** Start **

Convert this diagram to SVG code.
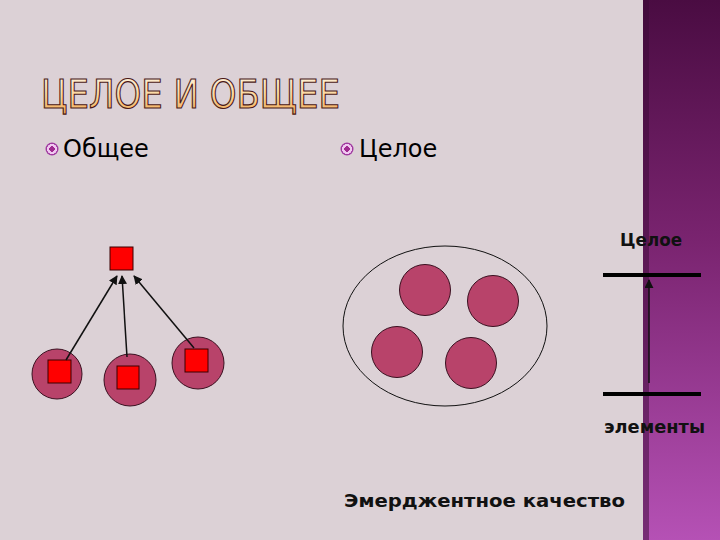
<svg xmlns="http://www.w3.org/2000/svg" width="720" height="540" viewBox="0 0 720 540">
<defs>
<linearGradient id="band" x1="0" y1="0" x2="0" y2="1">
<stop offset="0" stop-color="#4a0c42"/>
<stop offset="0.45" stop-color="#7a2470"/>
<stop offset="1" stop-color="#b551b5"/>
</linearGradient>
<linearGradient id="title" x1="0" y1="0" x2="0" y2="1">
<stop offset="0" stop-color="#fff8e8"/>
<stop offset="0.55" stop-color="#fbd498"/>
<stop offset="1" stop-color="#f0a048"/>
</linearGradient>
<marker id="ah" viewBox="0 0 10 10" refX="9" refY="5" markerWidth="6" markerHeight="6" orient="auto">
<path d="M0,0 L10,5 L0,10 z" fill="#111"/>
</marker>
<radialGradient id="bul">
<stop offset="0" stop-color="#a02a90"/>
<stop offset="0.4" stop-color="#a02a90"/>
<stop offset="0.45" stop-color="#f0c8f0"/>
<stop offset="0.75" stop-color="#f0c8f0"/>
<stop offset="0.8" stop-color="#a03aa0"/>
<stop offset="1" stop-color="#a03aa0"/>
</radialGradient>
</defs>
<style>
.txt{font-family:"DejaVu Sans","Liberation Sans",sans-serif;fill:#000}
.b{font-family:"DejaVu Sans","Liberation Sans",sans-serif;font-weight:bold;fill:#111;font-size:17px}
.blob{fill:#b8436a;stroke:#3a1020;stroke-width:1}
.sq{fill:#ff0000;stroke:#3a0000;stroke-width:1}
.conn{stroke:#111;stroke-width:1.5;fill:none;marker-end:url(#ah)}
</style>
<rect x="0" y="0" width="720" height="540" fill="#dcd1d6"/>
<rect x="643" y="0" width="77" height="540" fill="url(#band)"/>
<rect x="643" y="0" width="6" height="540" fill="#3a0a35" opacity="0.5"/>

<text x="41" y="108" font-family="'DejaVu Sans','Liberation Sans',sans-serif" font-size="39" textLength="299" lengthAdjust="spacingAndGlyphs" fill="url(#title)" stroke="#4a1818" stroke-width="1.2">ЦЕЛОЕ И ОБЩЕЕ</text>

<g id="bullet-obshchee">
<circle cx="52" cy="149" r="6.5" fill="url(#bul)"/>
<text class="txt" x="63" y="157" font-size="24">Общее</text>
</g>
<g id="bullet-tseloe">
<circle cx="347" cy="149" r="6.5" fill="url(#bul)"/>
<text class="txt" x="359" y="157" font-size="24">Целое</text>
</g>

<g id="general-top"><rect class="sq" x="110" y="247" width="23" height="23"/></g>
<g id="general-left"><circle class="blob" cx="57" cy="374" r="25"/><rect class="sq" x="48" y="360" width="23" height="23"/></g>
<g id="general-mid"><circle class="blob" cx="130" cy="380" r="26"/><rect class="sq" x="117" y="366" width="22" height="23"/></g>
<g id="general-right"><circle class="blob" cx="198" cy="363" r="26"/><rect class="sq" x="185" y="349" width="23" height="23"/></g>

<g id="whole">
<ellipse cx="445" cy="326" rx="102" ry="80" fill="none" stroke="#111" stroke-width="1"/>
<circle class="blob" cx="425" cy="290" r="25.5"/>
<circle class="blob" cx="493" cy="301" r="25.5"/>
<circle class="blob" cx="397" cy="352" r="25.5"/>
<circle class="blob" cx="471" cy="363" r="25.5"/>
</g>

<g id="level-whole">
<text class="b" x="620" y="246" textLength="62" lengthAdjust="spacingAndGlyphs">Целое</text>
<rect x="603" y="273" width="98" height="4" fill="#000"/>
</g>
<g id="level-elements">
<rect x="603" y="392" width="98" height="4" fill="#000"/>
<text class="b" x="604" y="433" textLength="101" lengthAdjust="spacingAndGlyphs">элементы</text>
</g>
<g id="emergent">
<text class="b" x="344" y="507" textLength="281" lengthAdjust="spacingAndGlyphs">Эмерджентное качество</text>
</g>

<g id="connectors">
<line class="conn" x1="66" y1="360" x2="117" y2="276"/>
<line class="conn" x1="127" y1="357" x2="122" y2="276"/>
<line class="conn" x1="194" y1="348" x2="134" y2="276"/>
<line class="conn" x1="649" y1="383" x2="649" y2="280"/>
</g>
</svg>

** End **

**WORK TO BE COMPLETED:** Reproduce the material above verbatim; omit every picture.

**EXERCISE RESULT:**
Convert this diagram to SVG code.
<svg xmlns="http://www.w3.org/2000/svg" width="720" height="540" viewBox="0 0 720 540">
<defs>
<linearGradient id="band" x1="0" y1="0" x2="0" y2="1">
<stop offset="0" stop-color="#4a0c42"/>
<stop offset="0.45" stop-color="#7a2470"/>
<stop offset="1" stop-color="#b551b5"/>
</linearGradient>
<linearGradient id="title" x1="0" y1="0" x2="0" y2="1">
<stop offset="0" stop-color="#fff8e8"/>
<stop offset="0.55" stop-color="#fbd498"/>
<stop offset="1" stop-color="#f0a048"/>
</linearGradient>
<marker id="ah" viewBox="0 0 10 10" refX="9" refY="5" markerWidth="6" markerHeight="6" orient="auto">
<path d="M0,0 L10,5 L0,10 z" fill="#111"/>
</marker>
<radialGradient id="bul">
<stop offset="0" stop-color="#a02a90"/>
<stop offset="0.4" stop-color="#a02a90"/>
<stop offset="0.45" stop-color="#f0c8f0"/>
<stop offset="0.75" stop-color="#f0c8f0"/>
<stop offset="0.8" stop-color="#a03aa0"/>
<stop offset="1" stop-color="#a03aa0"/>
</radialGradient>
</defs>
<style>
.txt{font-family:"DejaVu Sans","Liberation Sans",sans-serif;fill:#000}
.b{font-family:"DejaVu Sans","Liberation Sans",sans-serif;font-weight:bold;fill:#111;font-size:17px}
.blob{fill:#b8436a;stroke:#3a1020;stroke-width:1}
.sq{fill:#ff0000;stroke:#3a0000;stroke-width:1}
.conn{stroke:#111;stroke-width:1.5;fill:none;marker-end:url(#ah)}
</style>
<rect x="0" y="0" width="720" height="540" fill="#dcd1d6"/>
<rect x="643" y="0" width="77" height="540" fill="url(#band)"/>
<rect x="643" y="0" width="6" height="540" fill="#3a0a35" opacity="0.5"/>

<text x="41" y="108" font-family="'DejaVu Sans','Liberation Sans',sans-serif" font-size="39" textLength="299" lengthAdjust="spacingAndGlyphs" fill="url(#title)" stroke="#4a1818" stroke-width="1.2">ЦЕЛОЕ И ОБЩЕЕ</text>

<g id="bullet-obshchee">
<circle cx="52" cy="149" r="6.5" fill="url(#bul)"/>
<text class="txt" x="63" y="157" font-size="24">Общее</text>
</g>
<g id="bullet-tseloe">
<circle cx="347" cy="149" r="6.5" fill="url(#bul)"/>
<text class="txt" x="359" y="157" font-size="24">Целое</text>
</g>

<g id="general-top"><rect class="sq" x="110" y="247" width="23" height="23"/></g>
<g id="general-left"><circle class="blob" cx="57" cy="374" r="25"/><rect class="sq" x="48" y="360" width="23" height="23"/></g>
<g id="general-mid"><circle class="blob" cx="130" cy="380" r="26"/><rect class="sq" x="117" y="366" width="22" height="23"/></g>
<g id="general-right"><circle class="blob" cx="198" cy="363" r="26"/><rect class="sq" x="185" y="349" width="23" height="23"/></g>

<g id="whole">
<ellipse cx="445" cy="326" rx="102" ry="80" fill="none" stroke="#111" stroke-width="1"/>
<circle class="blob" cx="425" cy="290" r="25.5"/>
<circle class="blob" cx="493" cy="301" r="25.5"/>
<circle class="blob" cx="397" cy="352" r="25.5"/>
<circle class="blob" cx="471" cy="363" r="25.5"/>
</g>

<g id="level-whole">
<text class="b" x="620" y="246" textLength="62" lengthAdjust="spacingAndGlyphs">Целое</text>
<rect x="603" y="273" width="98" height="4" fill="#000"/>
</g>
<g id="level-elements">
<rect x="603" y="392" width="98" height="4" fill="#000"/>
<text class="b" x="604" y="433" textLength="101" lengthAdjust="spacingAndGlyphs">элементы</text>
</g>
<g id="emergent">
<text class="b" x="344" y="507" textLength="281" lengthAdjust="spacingAndGlyphs">Эмерджентное качество</text>
</g>

<g id="connectors">
<line class="conn" x1="66" y1="360" x2="117" y2="276"/>
<line class="conn" x1="127" y1="357" x2="122" y2="276"/>
<line class="conn" x1="194" y1="348" x2="134" y2="276"/>
<line class="conn" x1="649" y1="383" x2="649" y2="280"/>
</g>
</svg>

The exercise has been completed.